**Written instruction**:
Retype the lines beneath this one, from the first through the line containing "0.05, 0.035, 0.02];". Pictures are left out.
==*==
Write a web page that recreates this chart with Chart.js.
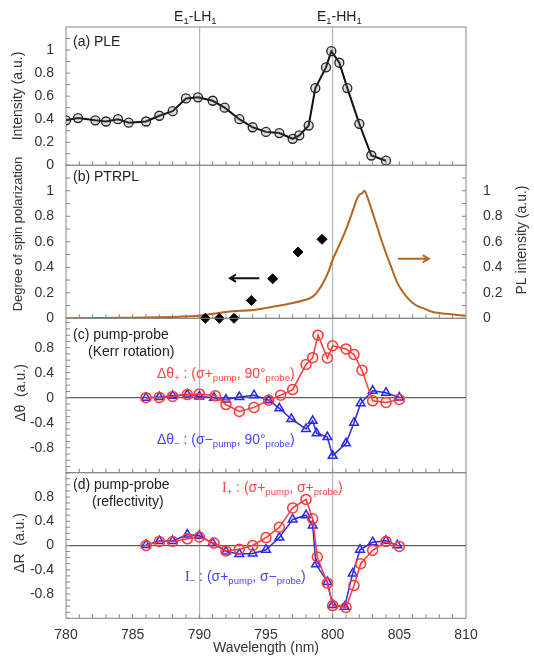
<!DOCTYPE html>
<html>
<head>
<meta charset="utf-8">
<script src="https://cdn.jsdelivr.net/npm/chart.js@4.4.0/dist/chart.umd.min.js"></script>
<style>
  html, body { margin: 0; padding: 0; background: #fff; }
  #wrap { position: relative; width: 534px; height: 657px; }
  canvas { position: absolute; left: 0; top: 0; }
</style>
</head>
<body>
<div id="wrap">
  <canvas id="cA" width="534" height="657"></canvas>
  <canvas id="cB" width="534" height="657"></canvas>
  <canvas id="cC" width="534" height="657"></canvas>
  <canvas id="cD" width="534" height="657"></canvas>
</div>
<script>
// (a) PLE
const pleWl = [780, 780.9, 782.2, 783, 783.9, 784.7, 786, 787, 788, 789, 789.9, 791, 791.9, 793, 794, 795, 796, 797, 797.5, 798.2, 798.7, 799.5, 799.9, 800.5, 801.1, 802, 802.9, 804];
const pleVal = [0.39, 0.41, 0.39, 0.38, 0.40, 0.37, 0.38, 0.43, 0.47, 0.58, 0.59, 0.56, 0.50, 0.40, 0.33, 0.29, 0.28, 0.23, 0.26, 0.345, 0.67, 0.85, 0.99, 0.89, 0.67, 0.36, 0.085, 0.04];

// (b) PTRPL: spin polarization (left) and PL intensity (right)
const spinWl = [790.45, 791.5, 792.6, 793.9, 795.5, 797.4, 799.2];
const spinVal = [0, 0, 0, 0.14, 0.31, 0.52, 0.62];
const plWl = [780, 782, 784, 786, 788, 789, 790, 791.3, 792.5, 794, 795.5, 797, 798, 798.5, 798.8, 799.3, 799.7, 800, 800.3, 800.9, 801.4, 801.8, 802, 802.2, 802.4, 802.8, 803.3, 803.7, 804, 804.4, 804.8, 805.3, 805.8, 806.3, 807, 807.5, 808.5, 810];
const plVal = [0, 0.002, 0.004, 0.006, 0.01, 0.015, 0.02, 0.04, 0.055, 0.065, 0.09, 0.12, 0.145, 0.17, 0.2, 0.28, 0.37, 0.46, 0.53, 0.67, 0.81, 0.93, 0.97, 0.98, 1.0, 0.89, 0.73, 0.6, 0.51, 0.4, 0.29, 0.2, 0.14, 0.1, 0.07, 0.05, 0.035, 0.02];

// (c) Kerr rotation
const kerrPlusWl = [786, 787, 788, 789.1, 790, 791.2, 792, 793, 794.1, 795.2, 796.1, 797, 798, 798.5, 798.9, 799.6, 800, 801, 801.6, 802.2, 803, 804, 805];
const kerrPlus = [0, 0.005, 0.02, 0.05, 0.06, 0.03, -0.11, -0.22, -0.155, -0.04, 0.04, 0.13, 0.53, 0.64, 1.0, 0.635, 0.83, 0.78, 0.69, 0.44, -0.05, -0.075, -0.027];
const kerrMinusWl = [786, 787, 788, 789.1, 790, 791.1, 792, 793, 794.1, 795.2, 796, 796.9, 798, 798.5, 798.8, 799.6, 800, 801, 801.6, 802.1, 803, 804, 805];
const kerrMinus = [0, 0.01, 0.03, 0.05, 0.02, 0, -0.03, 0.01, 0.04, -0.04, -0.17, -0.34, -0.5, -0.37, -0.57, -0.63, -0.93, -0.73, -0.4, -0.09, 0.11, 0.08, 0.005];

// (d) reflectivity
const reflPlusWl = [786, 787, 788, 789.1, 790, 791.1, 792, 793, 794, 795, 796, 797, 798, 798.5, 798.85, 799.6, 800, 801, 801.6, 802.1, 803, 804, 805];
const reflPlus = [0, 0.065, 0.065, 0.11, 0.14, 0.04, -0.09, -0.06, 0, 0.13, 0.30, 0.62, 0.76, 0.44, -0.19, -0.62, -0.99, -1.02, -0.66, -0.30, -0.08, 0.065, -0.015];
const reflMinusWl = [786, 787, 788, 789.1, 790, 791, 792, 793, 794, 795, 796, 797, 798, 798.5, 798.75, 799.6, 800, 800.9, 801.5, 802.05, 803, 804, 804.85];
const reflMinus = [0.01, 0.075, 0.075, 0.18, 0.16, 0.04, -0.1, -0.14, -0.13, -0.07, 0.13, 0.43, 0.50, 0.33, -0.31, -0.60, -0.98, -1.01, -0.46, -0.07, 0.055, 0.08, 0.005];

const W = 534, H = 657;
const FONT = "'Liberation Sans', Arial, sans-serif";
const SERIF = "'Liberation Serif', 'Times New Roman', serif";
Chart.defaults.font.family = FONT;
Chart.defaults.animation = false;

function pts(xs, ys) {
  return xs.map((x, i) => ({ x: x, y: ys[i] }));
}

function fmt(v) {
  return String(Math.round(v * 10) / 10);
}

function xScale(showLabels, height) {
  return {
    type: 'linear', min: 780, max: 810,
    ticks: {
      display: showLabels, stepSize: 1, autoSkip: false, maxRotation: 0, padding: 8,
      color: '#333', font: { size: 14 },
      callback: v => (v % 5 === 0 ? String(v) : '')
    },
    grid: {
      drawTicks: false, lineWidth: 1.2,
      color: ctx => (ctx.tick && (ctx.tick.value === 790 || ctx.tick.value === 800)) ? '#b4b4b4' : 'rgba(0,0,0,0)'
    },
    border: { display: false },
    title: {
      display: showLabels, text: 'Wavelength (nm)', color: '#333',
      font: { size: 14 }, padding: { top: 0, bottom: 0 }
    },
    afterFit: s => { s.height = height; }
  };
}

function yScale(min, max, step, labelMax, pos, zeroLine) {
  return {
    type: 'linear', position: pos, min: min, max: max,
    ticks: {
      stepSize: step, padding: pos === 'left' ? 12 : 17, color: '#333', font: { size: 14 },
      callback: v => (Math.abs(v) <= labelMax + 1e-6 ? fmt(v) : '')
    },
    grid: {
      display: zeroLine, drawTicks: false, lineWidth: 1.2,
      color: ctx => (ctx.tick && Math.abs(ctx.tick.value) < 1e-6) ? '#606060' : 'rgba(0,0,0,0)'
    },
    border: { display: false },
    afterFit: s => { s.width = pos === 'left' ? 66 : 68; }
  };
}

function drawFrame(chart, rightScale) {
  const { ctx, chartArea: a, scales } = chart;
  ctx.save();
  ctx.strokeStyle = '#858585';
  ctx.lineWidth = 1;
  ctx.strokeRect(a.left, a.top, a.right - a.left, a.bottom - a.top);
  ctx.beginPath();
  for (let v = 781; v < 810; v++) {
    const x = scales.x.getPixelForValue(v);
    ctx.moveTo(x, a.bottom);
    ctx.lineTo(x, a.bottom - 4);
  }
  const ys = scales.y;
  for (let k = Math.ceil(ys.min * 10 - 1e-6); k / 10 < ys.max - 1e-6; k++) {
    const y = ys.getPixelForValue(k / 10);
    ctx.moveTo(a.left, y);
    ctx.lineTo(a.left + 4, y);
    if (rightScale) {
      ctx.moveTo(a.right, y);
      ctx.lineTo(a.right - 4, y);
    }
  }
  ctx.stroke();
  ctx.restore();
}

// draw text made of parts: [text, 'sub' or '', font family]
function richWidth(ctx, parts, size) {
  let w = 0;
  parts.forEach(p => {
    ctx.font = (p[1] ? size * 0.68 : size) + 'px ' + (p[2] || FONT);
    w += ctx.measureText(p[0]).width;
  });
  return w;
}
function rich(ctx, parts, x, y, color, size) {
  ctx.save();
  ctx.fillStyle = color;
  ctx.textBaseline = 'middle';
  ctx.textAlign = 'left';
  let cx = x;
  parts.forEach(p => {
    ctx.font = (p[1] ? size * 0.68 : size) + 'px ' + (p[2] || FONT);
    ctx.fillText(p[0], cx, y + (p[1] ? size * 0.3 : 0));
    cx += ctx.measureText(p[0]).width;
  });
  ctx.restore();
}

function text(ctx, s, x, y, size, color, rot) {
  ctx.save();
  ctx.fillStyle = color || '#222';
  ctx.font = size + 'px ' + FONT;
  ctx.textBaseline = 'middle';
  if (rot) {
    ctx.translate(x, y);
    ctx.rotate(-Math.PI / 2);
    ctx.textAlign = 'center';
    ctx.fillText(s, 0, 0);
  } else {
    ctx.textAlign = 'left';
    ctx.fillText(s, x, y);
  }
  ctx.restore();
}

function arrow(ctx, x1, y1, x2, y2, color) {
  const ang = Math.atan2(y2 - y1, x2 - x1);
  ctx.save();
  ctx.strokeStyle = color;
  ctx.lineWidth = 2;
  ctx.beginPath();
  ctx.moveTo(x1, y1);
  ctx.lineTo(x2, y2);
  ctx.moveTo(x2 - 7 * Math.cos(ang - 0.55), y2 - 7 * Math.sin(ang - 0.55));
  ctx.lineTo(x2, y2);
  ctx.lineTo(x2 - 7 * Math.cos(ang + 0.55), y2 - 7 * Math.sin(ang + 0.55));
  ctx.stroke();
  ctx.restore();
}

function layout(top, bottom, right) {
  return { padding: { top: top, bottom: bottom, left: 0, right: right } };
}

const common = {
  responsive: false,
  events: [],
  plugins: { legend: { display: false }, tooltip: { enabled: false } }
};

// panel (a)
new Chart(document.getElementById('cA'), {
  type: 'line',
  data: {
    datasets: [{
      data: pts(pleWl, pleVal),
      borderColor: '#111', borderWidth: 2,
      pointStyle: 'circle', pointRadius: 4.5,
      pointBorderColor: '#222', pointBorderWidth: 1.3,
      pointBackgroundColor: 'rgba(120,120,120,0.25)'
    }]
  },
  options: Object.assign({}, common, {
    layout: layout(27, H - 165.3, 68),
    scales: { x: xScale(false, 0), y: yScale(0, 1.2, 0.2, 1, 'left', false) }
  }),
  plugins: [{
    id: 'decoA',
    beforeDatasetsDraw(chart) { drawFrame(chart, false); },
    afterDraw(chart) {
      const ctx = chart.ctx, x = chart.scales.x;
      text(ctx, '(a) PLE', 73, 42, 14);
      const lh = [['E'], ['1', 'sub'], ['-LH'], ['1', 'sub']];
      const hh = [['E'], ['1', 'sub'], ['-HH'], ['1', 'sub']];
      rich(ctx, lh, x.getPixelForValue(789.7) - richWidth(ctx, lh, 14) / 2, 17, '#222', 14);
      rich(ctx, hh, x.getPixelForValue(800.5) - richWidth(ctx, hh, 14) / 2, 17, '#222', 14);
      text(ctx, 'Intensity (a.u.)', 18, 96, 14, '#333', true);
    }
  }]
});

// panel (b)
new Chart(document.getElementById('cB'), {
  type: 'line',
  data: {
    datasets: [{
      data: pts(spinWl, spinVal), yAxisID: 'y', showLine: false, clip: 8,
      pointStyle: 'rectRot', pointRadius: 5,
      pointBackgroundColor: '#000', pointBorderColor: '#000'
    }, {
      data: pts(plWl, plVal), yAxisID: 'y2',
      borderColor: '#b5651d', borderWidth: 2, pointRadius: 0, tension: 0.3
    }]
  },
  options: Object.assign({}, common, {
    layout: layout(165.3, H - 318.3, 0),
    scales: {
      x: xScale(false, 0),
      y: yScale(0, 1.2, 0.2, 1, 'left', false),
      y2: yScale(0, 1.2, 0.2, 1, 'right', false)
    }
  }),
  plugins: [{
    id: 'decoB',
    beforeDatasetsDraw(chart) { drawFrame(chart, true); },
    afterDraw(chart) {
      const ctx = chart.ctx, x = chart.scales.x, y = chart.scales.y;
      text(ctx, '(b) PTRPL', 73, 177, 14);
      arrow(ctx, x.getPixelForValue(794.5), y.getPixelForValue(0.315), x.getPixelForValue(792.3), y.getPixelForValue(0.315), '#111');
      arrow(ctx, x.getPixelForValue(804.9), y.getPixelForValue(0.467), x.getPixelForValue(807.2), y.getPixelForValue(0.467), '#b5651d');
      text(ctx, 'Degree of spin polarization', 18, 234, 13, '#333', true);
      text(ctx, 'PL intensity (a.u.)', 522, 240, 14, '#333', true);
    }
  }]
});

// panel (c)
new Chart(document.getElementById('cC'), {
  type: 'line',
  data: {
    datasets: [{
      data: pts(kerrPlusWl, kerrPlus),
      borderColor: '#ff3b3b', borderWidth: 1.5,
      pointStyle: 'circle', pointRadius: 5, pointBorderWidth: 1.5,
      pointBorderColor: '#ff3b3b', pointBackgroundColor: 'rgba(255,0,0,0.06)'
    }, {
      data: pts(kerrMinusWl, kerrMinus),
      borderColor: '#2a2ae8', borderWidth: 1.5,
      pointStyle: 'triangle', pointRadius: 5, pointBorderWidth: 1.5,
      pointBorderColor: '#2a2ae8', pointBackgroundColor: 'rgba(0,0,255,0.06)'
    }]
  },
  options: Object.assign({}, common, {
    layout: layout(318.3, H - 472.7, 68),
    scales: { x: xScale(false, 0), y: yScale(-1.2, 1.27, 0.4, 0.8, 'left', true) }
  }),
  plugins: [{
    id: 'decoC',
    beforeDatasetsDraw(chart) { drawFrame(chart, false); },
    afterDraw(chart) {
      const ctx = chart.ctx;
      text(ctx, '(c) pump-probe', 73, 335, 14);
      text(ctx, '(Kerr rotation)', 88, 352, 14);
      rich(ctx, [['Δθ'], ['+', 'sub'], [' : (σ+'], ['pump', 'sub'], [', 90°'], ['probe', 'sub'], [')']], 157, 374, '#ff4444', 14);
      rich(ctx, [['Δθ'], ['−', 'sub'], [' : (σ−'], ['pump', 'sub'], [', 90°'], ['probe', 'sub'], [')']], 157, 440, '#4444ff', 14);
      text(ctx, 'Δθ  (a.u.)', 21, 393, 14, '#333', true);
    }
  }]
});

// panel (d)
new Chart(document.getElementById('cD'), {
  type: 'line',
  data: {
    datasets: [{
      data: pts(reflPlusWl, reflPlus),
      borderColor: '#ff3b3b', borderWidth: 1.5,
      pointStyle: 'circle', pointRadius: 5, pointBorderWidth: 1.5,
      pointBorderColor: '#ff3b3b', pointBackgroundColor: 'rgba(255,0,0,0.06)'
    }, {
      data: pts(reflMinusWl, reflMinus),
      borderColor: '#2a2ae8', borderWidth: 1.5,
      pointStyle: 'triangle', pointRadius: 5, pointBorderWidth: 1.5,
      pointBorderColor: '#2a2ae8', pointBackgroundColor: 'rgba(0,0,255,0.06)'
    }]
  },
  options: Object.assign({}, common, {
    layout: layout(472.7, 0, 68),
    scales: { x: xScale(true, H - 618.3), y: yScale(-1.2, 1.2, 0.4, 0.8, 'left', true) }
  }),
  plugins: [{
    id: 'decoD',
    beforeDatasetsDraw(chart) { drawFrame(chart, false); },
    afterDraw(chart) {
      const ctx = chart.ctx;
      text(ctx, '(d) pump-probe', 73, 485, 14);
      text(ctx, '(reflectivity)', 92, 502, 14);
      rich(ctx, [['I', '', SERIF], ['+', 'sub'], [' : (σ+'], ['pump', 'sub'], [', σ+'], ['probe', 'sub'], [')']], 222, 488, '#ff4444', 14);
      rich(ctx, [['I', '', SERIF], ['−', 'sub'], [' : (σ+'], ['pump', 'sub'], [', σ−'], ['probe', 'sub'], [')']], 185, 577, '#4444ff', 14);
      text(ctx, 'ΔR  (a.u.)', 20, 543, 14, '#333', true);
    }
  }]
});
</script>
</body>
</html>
==*==
**Exercise result**:
Write a web page that recreates this chart with Chart.js.
<!DOCTYPE html>
<html>
<head>
<meta charset="utf-8">
<script src="https://cdn.jsdelivr.net/npm/chart.js@4.4.0/dist/chart.umd.min.js"></script>
<style>
  html, body { margin: 0; padding: 0; background: #fff; }
  #wrap { position: relative; width: 534px; height: 657px; }
  canvas { position: absolute; left: 0; top: 0; }
</style>
</head>
<body>
<div id="wrap">
  <canvas id="cA" width="534" height="657"></canvas>
  <canvas id="cB" width="534" height="657"></canvas>
  <canvas id="cC" width="534" height="657"></canvas>
  <canvas id="cD" width="534" height="657"></canvas>
</div>
<script>
// (a) PLE
const pleWl = [780, 780.9, 782.2, 783, 783.9, 784.7, 786, 787, 788, 789, 789.9, 791, 791.9, 793, 794, 795, 796, 797, 797.5, 798.2, 798.7, 799.5, 799.9, 800.5, 801.1, 802, 802.9, 804];
const pleVal = [0.39, 0.41, 0.39, 0.38, 0.40, 0.37, 0.38, 0.43, 0.47, 0.58, 0.59, 0.56, 0.50, 0.40, 0.33, 0.29, 0.28, 0.23, 0.26, 0.345, 0.67, 0.85, 0.99, 0.89, 0.67, 0.36, 0.085, 0.04];

// (b) PTRPL: spin polarization (left) and PL intensity (right)
const spinWl = [790.45, 791.5, 792.6, 793.9, 795.5, 797.4, 799.2];
const spinVal = [0, 0, 0, 0.14, 0.31, 0.52, 0.62];
const plWl = [780, 782, 784, 786, 788, 789, 790, 791.3, 792.5, 794, 795.5, 797, 798, 798.5, 798.8, 799.3, 799.7, 800, 800.3, 800.9, 801.4, 801.8, 802, 802.2, 802.4, 802.8, 803.3, 803.7, 804, 804.4, 804.8, 805.3, 805.8, 806.3, 807, 807.5, 808.5, 810];
const plVal = [0, 0.002, 0.004, 0.006, 0.01, 0.015, 0.02, 0.04, 0.055, 0.065, 0.09, 0.12, 0.145, 0.17, 0.2, 0.28, 0.37, 0.46, 0.53, 0.67, 0.81, 0.93, 0.97, 0.98, 1.0, 0.89, 0.73, 0.6, 0.51, 0.4, 0.29, 0.2, 0.14, 0.1, 0.07, 0.05, 0.035, 0.02];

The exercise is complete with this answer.